Aim of the exercise. Print the lines from the one that contains "Write the React, TypeScript and Recharts" to the one that contains "CartesianGrid, ReferenceDot, ReferenceLine", inclusive, exactly as they appear, and please drop any pictures.

Data provided.
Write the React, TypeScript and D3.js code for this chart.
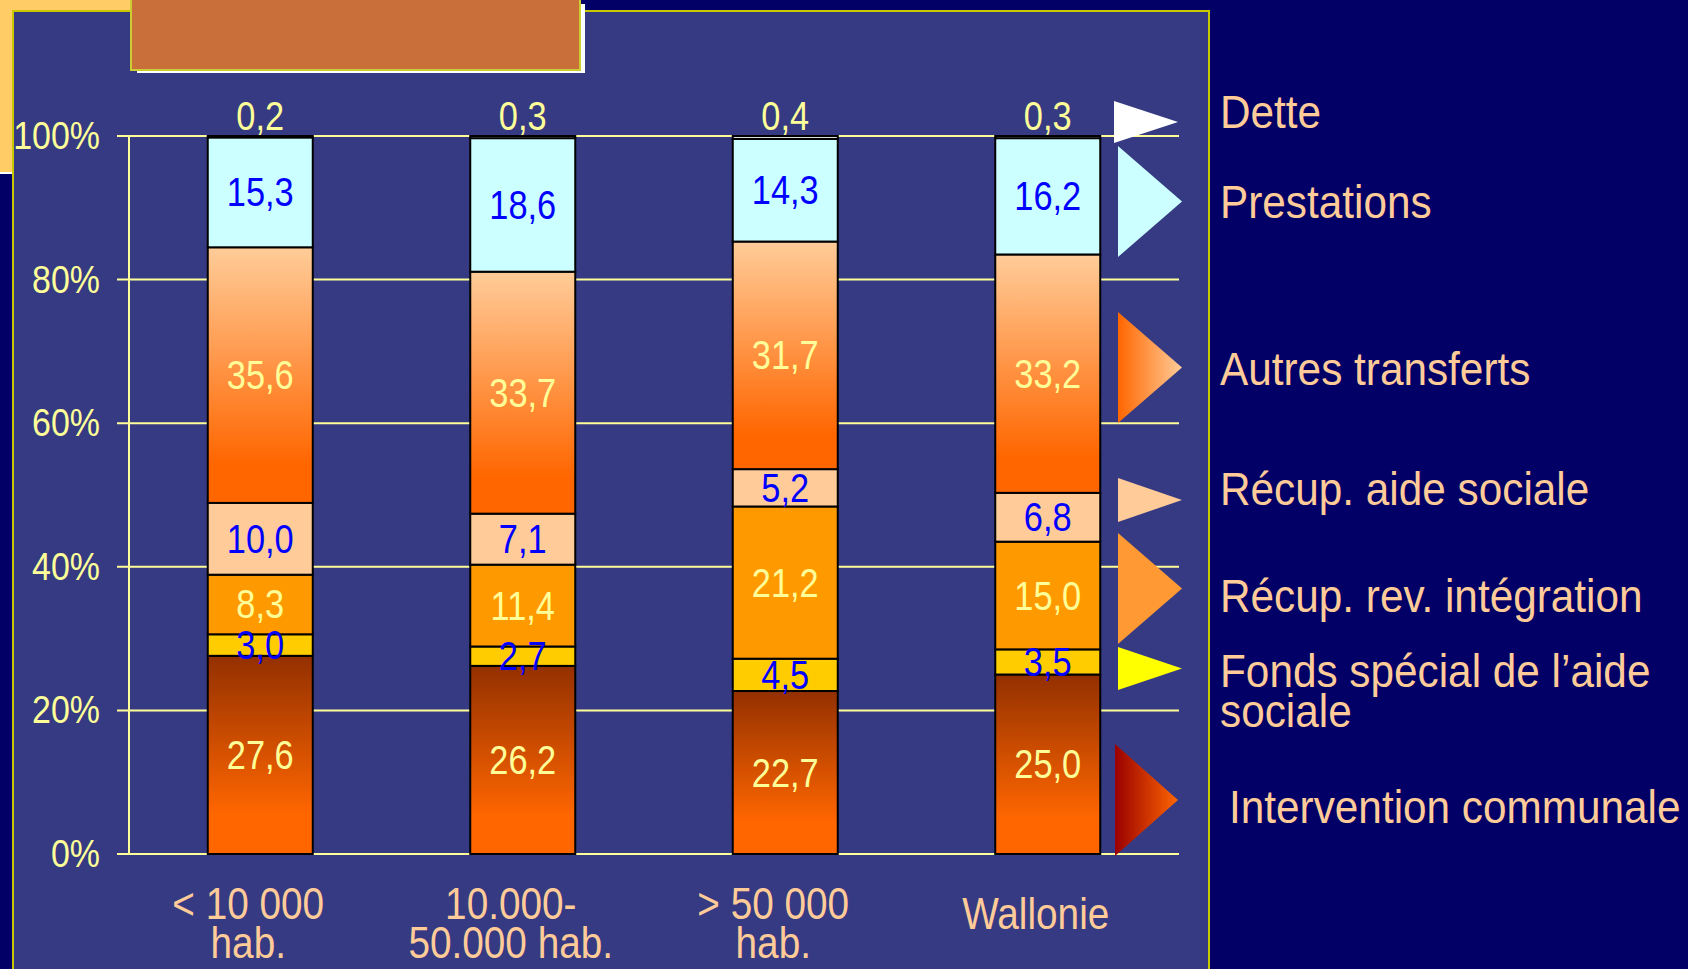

--

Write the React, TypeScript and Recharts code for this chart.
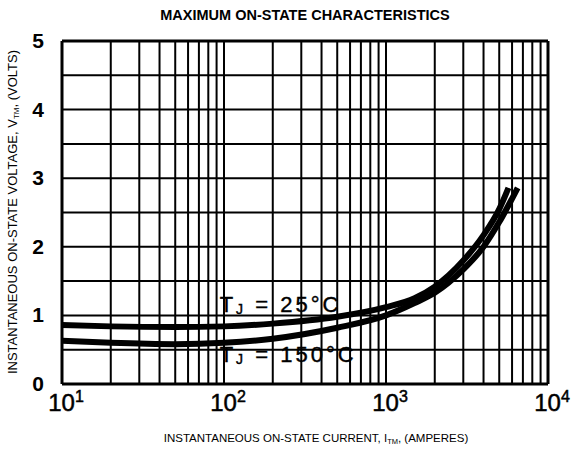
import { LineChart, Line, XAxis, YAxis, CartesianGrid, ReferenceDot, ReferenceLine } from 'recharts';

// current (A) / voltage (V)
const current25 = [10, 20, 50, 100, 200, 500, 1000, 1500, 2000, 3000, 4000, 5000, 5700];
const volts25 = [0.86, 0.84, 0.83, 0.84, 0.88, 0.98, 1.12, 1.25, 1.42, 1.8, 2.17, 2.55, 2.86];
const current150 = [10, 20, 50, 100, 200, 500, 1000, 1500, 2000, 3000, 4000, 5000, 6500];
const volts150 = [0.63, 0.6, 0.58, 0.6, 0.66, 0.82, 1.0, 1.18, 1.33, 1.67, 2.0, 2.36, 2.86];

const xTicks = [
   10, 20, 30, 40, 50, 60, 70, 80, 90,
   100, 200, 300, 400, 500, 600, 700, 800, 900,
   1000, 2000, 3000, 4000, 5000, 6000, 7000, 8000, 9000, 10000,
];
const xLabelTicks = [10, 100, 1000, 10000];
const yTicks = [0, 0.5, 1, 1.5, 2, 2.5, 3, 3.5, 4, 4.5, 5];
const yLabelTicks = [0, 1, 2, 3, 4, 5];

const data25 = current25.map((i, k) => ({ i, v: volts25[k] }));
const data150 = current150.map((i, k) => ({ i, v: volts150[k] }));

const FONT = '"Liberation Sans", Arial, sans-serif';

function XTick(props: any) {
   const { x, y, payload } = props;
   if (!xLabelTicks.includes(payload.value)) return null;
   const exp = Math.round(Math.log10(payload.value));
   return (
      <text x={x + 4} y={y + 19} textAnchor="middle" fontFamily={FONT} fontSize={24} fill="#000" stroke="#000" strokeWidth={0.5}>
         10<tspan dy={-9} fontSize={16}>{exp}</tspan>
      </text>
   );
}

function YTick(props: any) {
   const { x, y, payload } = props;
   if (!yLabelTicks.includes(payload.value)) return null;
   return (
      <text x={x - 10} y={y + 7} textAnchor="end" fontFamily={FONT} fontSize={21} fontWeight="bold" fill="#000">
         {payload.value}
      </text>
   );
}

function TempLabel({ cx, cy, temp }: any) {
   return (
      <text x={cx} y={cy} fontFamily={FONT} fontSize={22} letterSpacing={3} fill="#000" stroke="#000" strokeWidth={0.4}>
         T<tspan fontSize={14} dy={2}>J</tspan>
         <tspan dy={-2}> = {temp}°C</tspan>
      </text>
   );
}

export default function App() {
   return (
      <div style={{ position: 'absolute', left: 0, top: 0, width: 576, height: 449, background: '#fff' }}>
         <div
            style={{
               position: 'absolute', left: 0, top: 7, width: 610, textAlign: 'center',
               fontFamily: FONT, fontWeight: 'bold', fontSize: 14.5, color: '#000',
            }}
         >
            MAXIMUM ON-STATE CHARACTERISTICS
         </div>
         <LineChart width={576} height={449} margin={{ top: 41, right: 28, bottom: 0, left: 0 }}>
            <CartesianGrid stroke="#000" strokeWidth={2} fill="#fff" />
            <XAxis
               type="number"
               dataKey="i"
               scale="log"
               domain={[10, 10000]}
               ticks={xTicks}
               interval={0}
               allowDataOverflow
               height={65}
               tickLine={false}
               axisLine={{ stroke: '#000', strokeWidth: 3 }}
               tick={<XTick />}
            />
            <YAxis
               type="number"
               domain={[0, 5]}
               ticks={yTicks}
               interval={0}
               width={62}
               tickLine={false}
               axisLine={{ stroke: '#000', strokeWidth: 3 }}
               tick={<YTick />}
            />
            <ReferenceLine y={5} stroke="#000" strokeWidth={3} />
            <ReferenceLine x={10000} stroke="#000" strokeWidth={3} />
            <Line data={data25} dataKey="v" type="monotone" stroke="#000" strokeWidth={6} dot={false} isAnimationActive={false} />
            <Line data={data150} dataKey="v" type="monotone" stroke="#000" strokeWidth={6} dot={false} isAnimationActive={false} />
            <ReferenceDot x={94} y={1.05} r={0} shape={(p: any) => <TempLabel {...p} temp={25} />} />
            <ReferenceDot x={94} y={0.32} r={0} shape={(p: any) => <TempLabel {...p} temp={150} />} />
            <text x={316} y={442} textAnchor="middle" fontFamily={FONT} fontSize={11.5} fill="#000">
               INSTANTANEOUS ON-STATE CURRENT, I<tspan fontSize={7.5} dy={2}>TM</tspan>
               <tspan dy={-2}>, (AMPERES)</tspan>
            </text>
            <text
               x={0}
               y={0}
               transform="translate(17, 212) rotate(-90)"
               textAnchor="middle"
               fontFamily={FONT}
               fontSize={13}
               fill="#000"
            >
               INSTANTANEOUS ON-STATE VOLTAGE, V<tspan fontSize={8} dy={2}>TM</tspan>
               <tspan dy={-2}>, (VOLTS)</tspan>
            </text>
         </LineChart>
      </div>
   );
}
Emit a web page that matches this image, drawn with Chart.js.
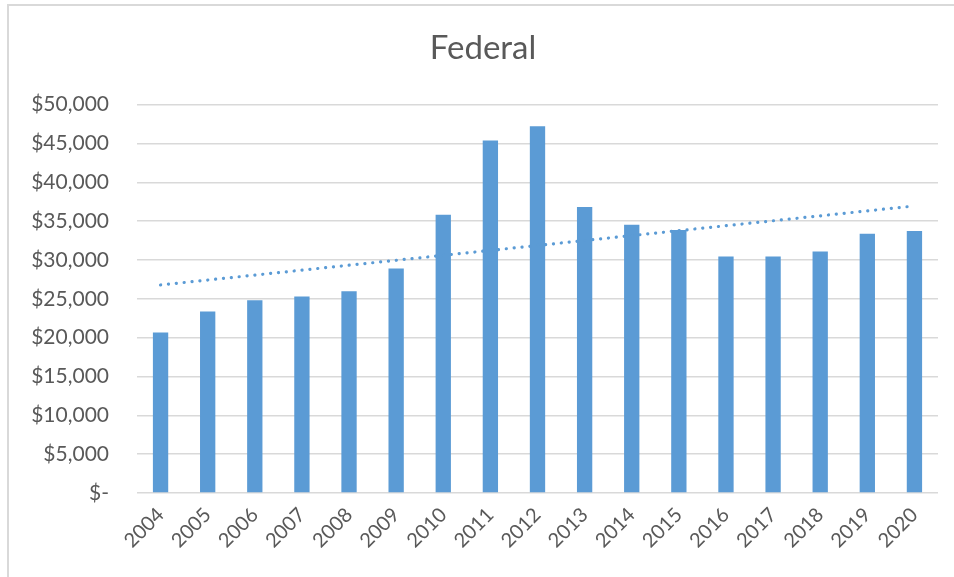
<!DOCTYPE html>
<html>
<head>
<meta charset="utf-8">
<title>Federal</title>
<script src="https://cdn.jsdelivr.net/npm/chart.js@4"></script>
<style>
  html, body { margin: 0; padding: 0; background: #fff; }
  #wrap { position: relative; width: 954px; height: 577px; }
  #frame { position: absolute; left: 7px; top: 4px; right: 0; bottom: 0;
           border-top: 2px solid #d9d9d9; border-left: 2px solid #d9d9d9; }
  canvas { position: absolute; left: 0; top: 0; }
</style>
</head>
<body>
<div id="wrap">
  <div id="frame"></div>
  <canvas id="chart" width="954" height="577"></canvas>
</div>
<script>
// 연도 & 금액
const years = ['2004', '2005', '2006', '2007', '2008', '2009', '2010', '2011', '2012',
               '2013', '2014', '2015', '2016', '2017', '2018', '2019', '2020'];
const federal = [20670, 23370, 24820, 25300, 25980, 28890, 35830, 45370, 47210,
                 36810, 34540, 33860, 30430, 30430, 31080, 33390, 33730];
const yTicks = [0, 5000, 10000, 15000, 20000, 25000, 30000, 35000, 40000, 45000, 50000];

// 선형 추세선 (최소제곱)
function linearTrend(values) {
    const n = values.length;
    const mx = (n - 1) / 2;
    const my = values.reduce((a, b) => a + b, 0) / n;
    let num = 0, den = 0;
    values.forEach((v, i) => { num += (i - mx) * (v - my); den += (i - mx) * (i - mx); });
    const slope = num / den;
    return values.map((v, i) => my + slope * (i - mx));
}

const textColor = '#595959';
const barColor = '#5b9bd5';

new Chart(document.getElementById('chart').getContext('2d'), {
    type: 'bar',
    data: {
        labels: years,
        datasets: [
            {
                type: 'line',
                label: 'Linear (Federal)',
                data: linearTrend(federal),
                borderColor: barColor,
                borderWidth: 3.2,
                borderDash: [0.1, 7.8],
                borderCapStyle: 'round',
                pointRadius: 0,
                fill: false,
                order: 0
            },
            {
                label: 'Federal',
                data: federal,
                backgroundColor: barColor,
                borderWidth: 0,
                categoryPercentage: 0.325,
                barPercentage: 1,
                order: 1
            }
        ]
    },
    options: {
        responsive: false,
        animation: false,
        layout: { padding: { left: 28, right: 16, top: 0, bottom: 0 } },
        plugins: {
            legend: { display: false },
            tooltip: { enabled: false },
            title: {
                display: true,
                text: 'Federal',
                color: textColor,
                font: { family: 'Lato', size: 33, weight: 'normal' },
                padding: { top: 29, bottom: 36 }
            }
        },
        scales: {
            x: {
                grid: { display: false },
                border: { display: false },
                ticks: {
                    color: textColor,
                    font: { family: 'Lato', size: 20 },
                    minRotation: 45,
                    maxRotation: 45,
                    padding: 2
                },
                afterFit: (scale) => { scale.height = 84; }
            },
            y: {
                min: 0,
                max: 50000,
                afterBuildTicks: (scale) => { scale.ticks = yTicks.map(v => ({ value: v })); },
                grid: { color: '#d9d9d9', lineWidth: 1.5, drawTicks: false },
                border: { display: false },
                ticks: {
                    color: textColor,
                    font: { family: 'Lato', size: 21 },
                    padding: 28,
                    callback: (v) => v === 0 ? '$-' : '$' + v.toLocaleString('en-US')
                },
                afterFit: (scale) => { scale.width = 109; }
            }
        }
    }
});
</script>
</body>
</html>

The response.
Write the React, TypeScript and Recharts code for this chart.
import { LineChart, Line, XAxis, YAxis, CartesianGrid, ReferenceDot, ReferenceLine } from 'recharts';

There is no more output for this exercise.